• **EXERCISE PROMPT**
All lines from the beginning of the listing through the line with "0.004, 0.0034, 0.0025];" are to be copied word for word; the pictures are not.

# SUPPLIED DATA start

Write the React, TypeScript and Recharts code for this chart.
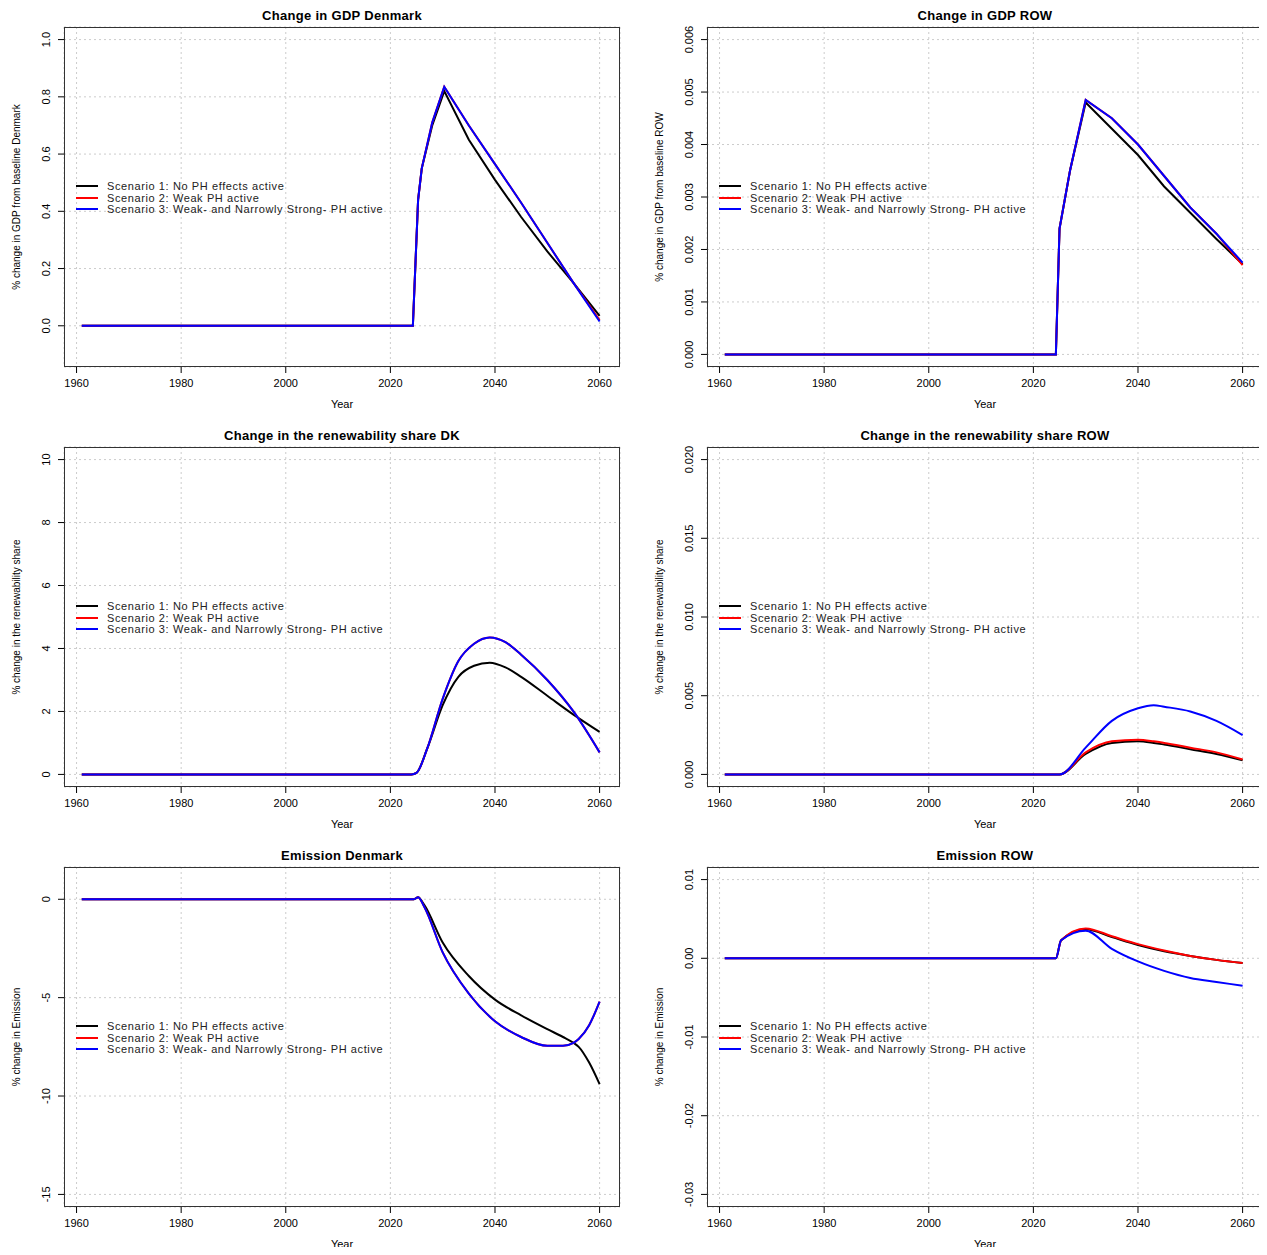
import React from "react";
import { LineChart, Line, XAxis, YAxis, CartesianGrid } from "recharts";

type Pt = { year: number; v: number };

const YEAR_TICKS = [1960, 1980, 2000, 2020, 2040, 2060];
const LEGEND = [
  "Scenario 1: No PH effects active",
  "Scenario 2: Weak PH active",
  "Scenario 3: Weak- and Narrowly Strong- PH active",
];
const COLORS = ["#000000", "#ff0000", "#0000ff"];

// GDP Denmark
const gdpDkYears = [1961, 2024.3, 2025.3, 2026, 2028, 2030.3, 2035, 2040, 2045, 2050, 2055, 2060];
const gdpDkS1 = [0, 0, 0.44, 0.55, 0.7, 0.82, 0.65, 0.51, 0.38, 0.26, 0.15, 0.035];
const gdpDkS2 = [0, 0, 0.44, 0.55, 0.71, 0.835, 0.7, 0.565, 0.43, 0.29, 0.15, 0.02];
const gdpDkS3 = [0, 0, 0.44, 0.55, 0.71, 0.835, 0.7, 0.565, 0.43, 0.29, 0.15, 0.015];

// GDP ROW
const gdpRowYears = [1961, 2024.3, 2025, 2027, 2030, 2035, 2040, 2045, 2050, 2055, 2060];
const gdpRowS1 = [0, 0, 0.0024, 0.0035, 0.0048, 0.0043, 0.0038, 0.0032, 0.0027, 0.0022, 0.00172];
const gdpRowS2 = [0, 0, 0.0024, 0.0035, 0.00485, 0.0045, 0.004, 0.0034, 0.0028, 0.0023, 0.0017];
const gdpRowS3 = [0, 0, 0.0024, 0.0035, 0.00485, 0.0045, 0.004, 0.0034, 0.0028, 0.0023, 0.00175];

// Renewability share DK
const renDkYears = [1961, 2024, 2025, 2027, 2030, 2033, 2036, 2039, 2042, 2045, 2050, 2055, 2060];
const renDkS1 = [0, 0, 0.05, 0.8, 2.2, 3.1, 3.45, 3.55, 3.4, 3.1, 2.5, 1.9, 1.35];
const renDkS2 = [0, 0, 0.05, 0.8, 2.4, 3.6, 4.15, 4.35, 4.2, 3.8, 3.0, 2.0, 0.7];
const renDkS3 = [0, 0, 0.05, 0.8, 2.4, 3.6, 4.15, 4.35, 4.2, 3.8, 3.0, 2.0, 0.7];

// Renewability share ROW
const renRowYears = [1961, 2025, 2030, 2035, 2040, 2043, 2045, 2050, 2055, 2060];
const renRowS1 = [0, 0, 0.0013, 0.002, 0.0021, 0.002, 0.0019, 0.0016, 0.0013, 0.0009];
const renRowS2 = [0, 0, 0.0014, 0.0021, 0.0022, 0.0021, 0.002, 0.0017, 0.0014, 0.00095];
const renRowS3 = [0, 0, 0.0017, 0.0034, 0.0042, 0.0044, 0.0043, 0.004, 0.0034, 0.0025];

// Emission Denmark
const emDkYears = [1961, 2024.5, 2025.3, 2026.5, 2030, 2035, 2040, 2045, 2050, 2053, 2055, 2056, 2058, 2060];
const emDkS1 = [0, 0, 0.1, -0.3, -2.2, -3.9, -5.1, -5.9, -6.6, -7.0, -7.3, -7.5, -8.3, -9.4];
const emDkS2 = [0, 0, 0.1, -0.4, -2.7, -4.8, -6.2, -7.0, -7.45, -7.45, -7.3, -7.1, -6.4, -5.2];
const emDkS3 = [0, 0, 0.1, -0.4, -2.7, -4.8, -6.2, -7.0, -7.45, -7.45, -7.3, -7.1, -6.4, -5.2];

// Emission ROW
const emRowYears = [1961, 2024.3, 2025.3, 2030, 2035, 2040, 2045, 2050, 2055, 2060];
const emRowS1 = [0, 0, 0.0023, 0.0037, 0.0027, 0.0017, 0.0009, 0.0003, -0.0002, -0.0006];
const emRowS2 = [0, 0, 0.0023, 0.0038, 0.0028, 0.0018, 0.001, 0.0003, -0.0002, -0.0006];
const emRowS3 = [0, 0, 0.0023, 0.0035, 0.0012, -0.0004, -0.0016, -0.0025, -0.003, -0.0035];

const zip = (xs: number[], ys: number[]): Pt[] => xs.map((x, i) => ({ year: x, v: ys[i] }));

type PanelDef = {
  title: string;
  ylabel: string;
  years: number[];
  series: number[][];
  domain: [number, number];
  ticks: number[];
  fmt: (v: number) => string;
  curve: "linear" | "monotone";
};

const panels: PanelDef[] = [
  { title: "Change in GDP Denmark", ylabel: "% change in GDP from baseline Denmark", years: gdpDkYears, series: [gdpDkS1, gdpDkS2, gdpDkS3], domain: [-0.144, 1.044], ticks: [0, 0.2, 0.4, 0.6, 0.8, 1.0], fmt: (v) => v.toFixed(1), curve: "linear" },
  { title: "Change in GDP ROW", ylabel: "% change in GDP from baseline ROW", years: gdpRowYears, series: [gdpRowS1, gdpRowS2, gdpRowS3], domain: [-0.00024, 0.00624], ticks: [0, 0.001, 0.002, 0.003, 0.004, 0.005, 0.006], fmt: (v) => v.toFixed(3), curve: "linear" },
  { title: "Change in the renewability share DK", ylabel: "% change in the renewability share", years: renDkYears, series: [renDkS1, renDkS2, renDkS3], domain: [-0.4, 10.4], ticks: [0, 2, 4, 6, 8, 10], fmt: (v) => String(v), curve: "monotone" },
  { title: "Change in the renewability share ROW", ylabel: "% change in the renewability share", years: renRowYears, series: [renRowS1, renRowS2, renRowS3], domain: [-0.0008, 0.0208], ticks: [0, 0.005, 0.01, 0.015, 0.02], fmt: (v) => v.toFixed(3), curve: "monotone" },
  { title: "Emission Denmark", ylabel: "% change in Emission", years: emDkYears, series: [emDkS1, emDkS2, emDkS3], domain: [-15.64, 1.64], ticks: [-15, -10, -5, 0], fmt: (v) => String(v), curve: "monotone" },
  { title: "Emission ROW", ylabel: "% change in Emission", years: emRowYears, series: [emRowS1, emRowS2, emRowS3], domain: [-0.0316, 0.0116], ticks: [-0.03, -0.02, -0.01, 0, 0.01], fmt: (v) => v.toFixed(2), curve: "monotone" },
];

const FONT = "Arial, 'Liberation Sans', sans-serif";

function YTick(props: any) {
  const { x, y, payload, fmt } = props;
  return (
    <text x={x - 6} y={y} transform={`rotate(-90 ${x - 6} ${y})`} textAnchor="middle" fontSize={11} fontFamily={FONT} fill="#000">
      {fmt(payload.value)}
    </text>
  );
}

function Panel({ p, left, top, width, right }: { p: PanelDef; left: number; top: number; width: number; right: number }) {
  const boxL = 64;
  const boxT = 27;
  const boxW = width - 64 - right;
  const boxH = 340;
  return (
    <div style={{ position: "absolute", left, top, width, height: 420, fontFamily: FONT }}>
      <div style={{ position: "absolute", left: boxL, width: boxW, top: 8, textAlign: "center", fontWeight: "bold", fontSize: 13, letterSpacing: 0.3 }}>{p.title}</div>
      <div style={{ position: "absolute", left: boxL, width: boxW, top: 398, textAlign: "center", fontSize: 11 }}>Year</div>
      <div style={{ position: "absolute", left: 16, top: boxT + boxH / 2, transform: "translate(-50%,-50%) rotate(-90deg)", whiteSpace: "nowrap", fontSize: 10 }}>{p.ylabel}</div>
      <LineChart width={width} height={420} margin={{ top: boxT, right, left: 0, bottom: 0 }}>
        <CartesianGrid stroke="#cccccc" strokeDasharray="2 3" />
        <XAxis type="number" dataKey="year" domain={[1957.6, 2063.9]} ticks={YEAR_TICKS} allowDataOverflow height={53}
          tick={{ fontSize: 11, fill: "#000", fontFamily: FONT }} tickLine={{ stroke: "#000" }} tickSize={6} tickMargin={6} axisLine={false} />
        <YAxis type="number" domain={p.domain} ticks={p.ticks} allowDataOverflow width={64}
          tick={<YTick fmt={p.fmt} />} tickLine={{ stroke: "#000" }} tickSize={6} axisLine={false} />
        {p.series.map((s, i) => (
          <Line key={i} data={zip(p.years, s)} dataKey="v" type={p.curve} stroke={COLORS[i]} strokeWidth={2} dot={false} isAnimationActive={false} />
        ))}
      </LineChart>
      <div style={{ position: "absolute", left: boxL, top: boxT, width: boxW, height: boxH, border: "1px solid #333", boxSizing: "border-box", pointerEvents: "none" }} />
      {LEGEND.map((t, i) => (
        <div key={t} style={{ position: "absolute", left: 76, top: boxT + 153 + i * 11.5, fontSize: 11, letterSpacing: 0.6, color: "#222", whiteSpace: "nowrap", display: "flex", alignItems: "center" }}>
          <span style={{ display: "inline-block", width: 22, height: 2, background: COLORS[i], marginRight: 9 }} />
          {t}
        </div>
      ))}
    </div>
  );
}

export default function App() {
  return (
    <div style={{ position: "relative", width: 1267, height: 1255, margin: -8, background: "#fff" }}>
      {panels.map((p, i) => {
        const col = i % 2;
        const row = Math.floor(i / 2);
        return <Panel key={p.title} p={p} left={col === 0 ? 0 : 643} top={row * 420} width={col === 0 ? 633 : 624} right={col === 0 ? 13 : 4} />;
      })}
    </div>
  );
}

# SUPPLIED DATA end

• **SOLUTION FOR THIS EXERCISE**
Write the React, TypeScript and Recharts code for this chart.
import React from "react";
import { LineChart, Line, XAxis, YAxis, CartesianGrid } from "recharts";

type Pt = { year: number; v: number };

const YEAR_TICKS = [1960, 1980, 2000, 2020, 2040, 2060];
const LEGEND = [
  "Scenario 1: No PH effects active",
  "Scenario 2: Weak PH active",
  "Scenario 3: Weak- and Narrowly Strong- PH active",
];
const COLORS = ["#000000", "#ff0000", "#0000ff"];

// GDP Denmark
const gdpDkYears = [1961, 2024.3, 2025.3, 2026, 2028, 2030.3, 2035, 2040, 2045, 2050, 2055, 2060];
const gdpDkS1 = [0, 0, 0.44, 0.55, 0.7, 0.82, 0.65, 0.51, 0.38, 0.26, 0.15, 0.035];
const gdpDkS2 = [0, 0, 0.44, 0.55, 0.71, 0.835, 0.7, 0.565, 0.43, 0.29, 0.15, 0.02];
const gdpDkS3 = [0, 0, 0.44, 0.55, 0.71, 0.835, 0.7, 0.565, 0.43, 0.29, 0.15, 0.015];

// GDP ROW
const gdpRowYears = [1961, 2024.3, 2025, 2027, 2030, 2035, 2040, 2045, 2050, 2055, 2060];
const gdpRowS1 = [0, 0, 0.0024, 0.0035, 0.0048, 0.0043, 0.0038, 0.0032, 0.0027, 0.0022, 0.00172];
const gdpRowS2 = [0, 0, 0.0024, 0.0035, 0.00485, 0.0045, 0.004, 0.0034, 0.0028, 0.0023, 0.0017];
const gdpRowS3 = [0, 0, 0.0024, 0.0035, 0.00485, 0.0045, 0.004, 0.0034, 0.0028, 0.0023, 0.00175];

// Renewability share DK
const renDkYears = [1961, 2024, 2025, 2027, 2030, 2033, 2036, 2039, 2042, 2045, 2050, 2055, 2060];
const renDkS1 = [0, 0, 0.05, 0.8, 2.2, 3.1, 3.45, 3.55, 3.4, 3.1, 2.5, 1.9, 1.35];
const renDkS2 = [0, 0, 0.05, 0.8, 2.4, 3.6, 4.15, 4.35, 4.2, 3.8, 3.0, 2.0, 0.7];
const renDkS3 = [0, 0, 0.05, 0.8, 2.4, 3.6, 4.15, 4.35, 4.2, 3.8, 3.0, 2.0, 0.7];

// Renewability share ROW
const renRowYears = [1961, 2025, 2030, 2035, 2040, 2043, 2045, 2050, 2055, 2060];
const renRowS1 = [0, 0, 0.0013, 0.002, 0.0021, 0.002, 0.0019, 0.0016, 0.0013, 0.0009];
const renRowS2 = [0, 0, 0.0014, 0.0021, 0.0022, 0.0021, 0.002, 0.0017, 0.0014, 0.00095];
const renRowS3 = [0, 0, 0.0017, 0.0034, 0.0042, 0.0044, 0.0043, 0.004, 0.0034, 0.0025];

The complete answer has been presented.